»»

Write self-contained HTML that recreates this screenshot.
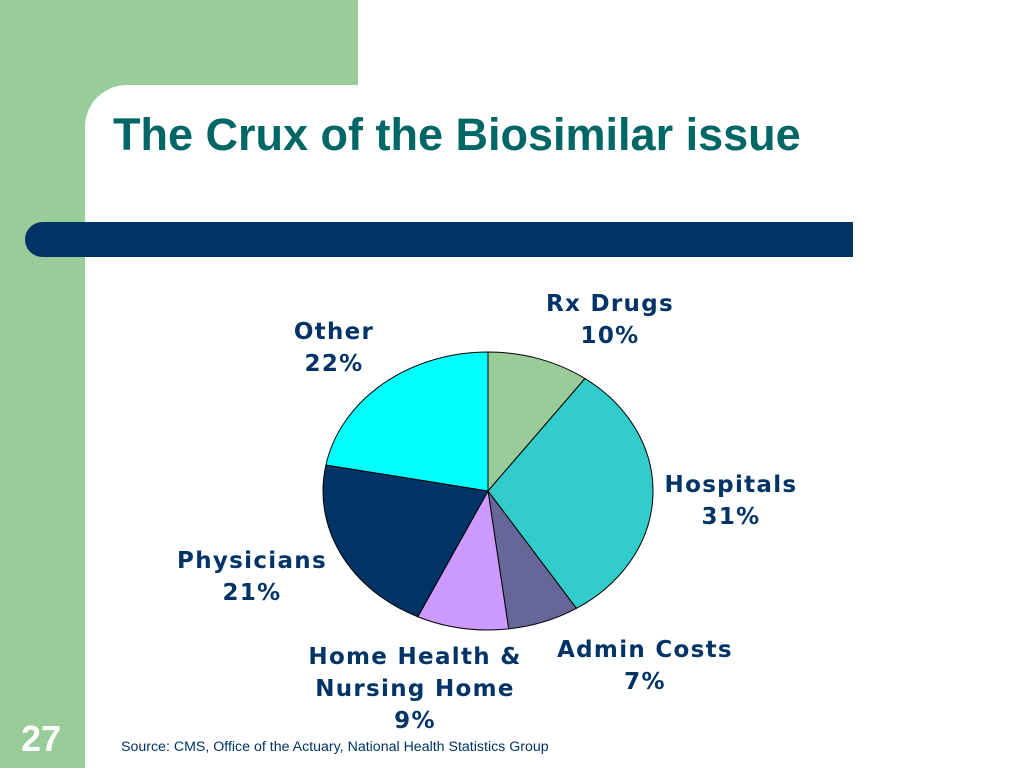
<!DOCTYPE html>
<html><head><meta charset="utf-8"><style>
body{margin:0;width:1024px;height:768px;position:relative;overflow:hidden;background:#99CC99;font-family:"Liberation Sans",sans-serif}
#card{position:absolute;left:85px;top:85px;width:939px;height:683px;background:#fff;border-top-left-radius:42px}
#topwhite{position:absolute;left:358px;top:0;width:666px;height:85px;background:#fff}
h1{position:absolute;left:113px;top:109px;margin:0;font-size:45px;font-weight:bold;color:#006666;white-space:nowrap}
#bar{position:absolute;left:25px;top:222px;width:828px;height:35px;background:#003366;border-radius:18px 0 0 18px}
.lbl{position:absolute;font-family:"DejaVu Sans",sans-serif;font-size:23px;font-weight:bold;color:#003366;text-align:center;line-height:32px;white-space:nowrap;letter-spacing:1.3px}
#pg{position:absolute;left:21px;top:718px;font-size:36px;font-weight:bold;color:#fff}
#src{position:absolute;left:121px;top:739px;font-size:14.2px;color:#003366}
</style></head><body>
<div id="topwhite"></div>
<div id="card"></div>
<h1>The Crux of the Biosimilar issue</h1>
<div id="bar"></div>
<svg id="pie" width="1024" height="768" style="position:absolute;left:0;top:0"></svg>
<div class="lbl" style="left:510px;top:288px;width:200px">Rx Drugs<br>10%</div>
<div class="lbl" style="left:244px;top:316px;width:180px">Other<br>22%</div>
<div class="lbl" style="left:631px;top:469px;width:200px">Hospitals<br>31%</div>
<div class="lbl" style="left:142px;top:545px;width:220px">Physicians<br>21%</div>
<div class="lbl" style="left:520px;top:634px;width:250px">Admin Costs<br>7%</div>
<div class="lbl" style="left:270px;top:641px;width:290px">Home Health &amp;<br>Nursing Home<br>9%</div>
<div id="pg">27</div>
<div id="src">Source: CMS, Office of the Actuary, National Health Statistics Group</div>
<script>
const categories=["Rx Drugs","Hospitals","Admin Costs","Home Health & Nursing Home","Physicians","Other"];
const values=[10,31,7,9,21,22];
const colors=["#99CC99","#33CCCC","#666699","#CC99FF","#003366","#00FFFF"];
const svg=document.getElementById('pie');
const cx=488,cy=491,rx=165,ry=139;
const total=values.reduce((a,b)=>a+b,0);
let a0=0;
function pt(a){return [cx+rx*Math.sin(a),cy-ry*Math.cos(a)];}
values.forEach((v,i)=>{
  const a1=a0+v/total*2*Math.PI;
  const p0=pt(a0),p1=pt(a1);
  const large=(a1-a0)>Math.PI?1:0;
  const p=document.createElementNS('http://www.w3.org/2000/svg','path');
  p.setAttribute('d',`M${cx},${cy} L${p0[0]},${p0[1]} A${rx},${ry} 0 ${large} 1 ${p1[0]},${p1[1]} Z`);
  p.setAttribute('fill',colors[i]);
  p.setAttribute('stroke','#000');
  p.setAttribute('stroke-width','1');
  
  
  svg.appendChild(p);
  a0=a1;
});
</script>
</body></html>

««

== Objective ==
From the material above, reproduce everything verbatim except the pictures.

== Response for this exercise ==
Write self-contained HTML that recreates this screenshot.
<!DOCTYPE html>
<html><head><meta charset="utf-8"><style>
body{margin:0;width:1024px;height:768px;position:relative;overflow:hidden;background:#99CC99;font-family:"Liberation Sans",sans-serif}
#card{position:absolute;left:85px;top:85px;width:939px;height:683px;background:#fff;border-top-left-radius:42px}
#topwhite{position:absolute;left:358px;top:0;width:666px;height:85px;background:#fff}
h1{position:absolute;left:113px;top:109px;margin:0;font-size:45px;font-weight:bold;color:#006666;white-space:nowrap}
#bar{position:absolute;left:25px;top:222px;width:828px;height:35px;background:#003366;border-radius:18px 0 0 18px}
.lbl{position:absolute;font-family:"DejaVu Sans",sans-serif;font-size:23px;font-weight:bold;color:#003366;text-align:center;line-height:32px;white-space:nowrap;letter-spacing:1.3px}
#pg{position:absolute;left:21px;top:718px;font-size:36px;font-weight:bold;color:#fff}
#src{position:absolute;left:121px;top:739px;font-size:14.2px;color:#003366}
</style></head><body>
<div id="topwhite"></div>
<div id="card"></div>
<h1>The Crux of the Biosimilar issue</h1>
<div id="bar"></div>
<svg id="pie" width="1024" height="768" style="position:absolute;left:0;top:0"></svg>
<div class="lbl" style="left:510px;top:288px;width:200px">Rx Drugs<br>10%</div>
<div class="lbl" style="left:244px;top:316px;width:180px">Other<br>22%</div>
<div class="lbl" style="left:631px;top:469px;width:200px">Hospitals<br>31%</div>
<div class="lbl" style="left:142px;top:545px;width:220px">Physicians<br>21%</div>
<div class="lbl" style="left:520px;top:634px;width:250px">Admin Costs<br>7%</div>
<div class="lbl" style="left:270px;top:641px;width:290px">Home Health &amp;<br>Nursing Home<br>9%</div>
<div id="pg">27</div>
<div id="src">Source: CMS, Office of the Actuary, National Health Statistics Group</div>
<script>
const categories=["Rx Drugs","Hospitals","Admin Costs","Home Health & Nursing Home","Physicians","Other"];
const values=[10,31,7,9,21,22];
const colors=["#99CC99","#33CCCC","#666699","#CC99FF","#003366","#00FFFF"];
const svg=document.getElementById('pie');
const cx=488,cy=491,rx=165,ry=139;
const total=values.reduce((a,b)=>a+b,0);
let a0=0;
function pt(a){return [cx+rx*Math.sin(a),cy-ry*Math.cos(a)];}
values.forEach((v,i)=>{
  const a1=a0+v/total*2*Math.PI;
  const p0=pt(a0),p1=pt(a1);
  const large=(a1-a0)>Math.PI?1:0;
  const p=document.createElementNS('http://www.w3.org/2000/svg','path');
  p.setAttribute('d',`M${cx},${cy} L${p0[0]},${p0[1]} A${rx},${ry} 0 ${large} 1 ${p1[0]},${p1[1]} Z`);
  p.setAttribute('fill',colors[i]);
  p.setAttribute('stroke','#000');
  p.setAttribute('stroke-width','1');
  
  
  svg.appendChild(p);
  a0=a1;
});
</script>
</body></html>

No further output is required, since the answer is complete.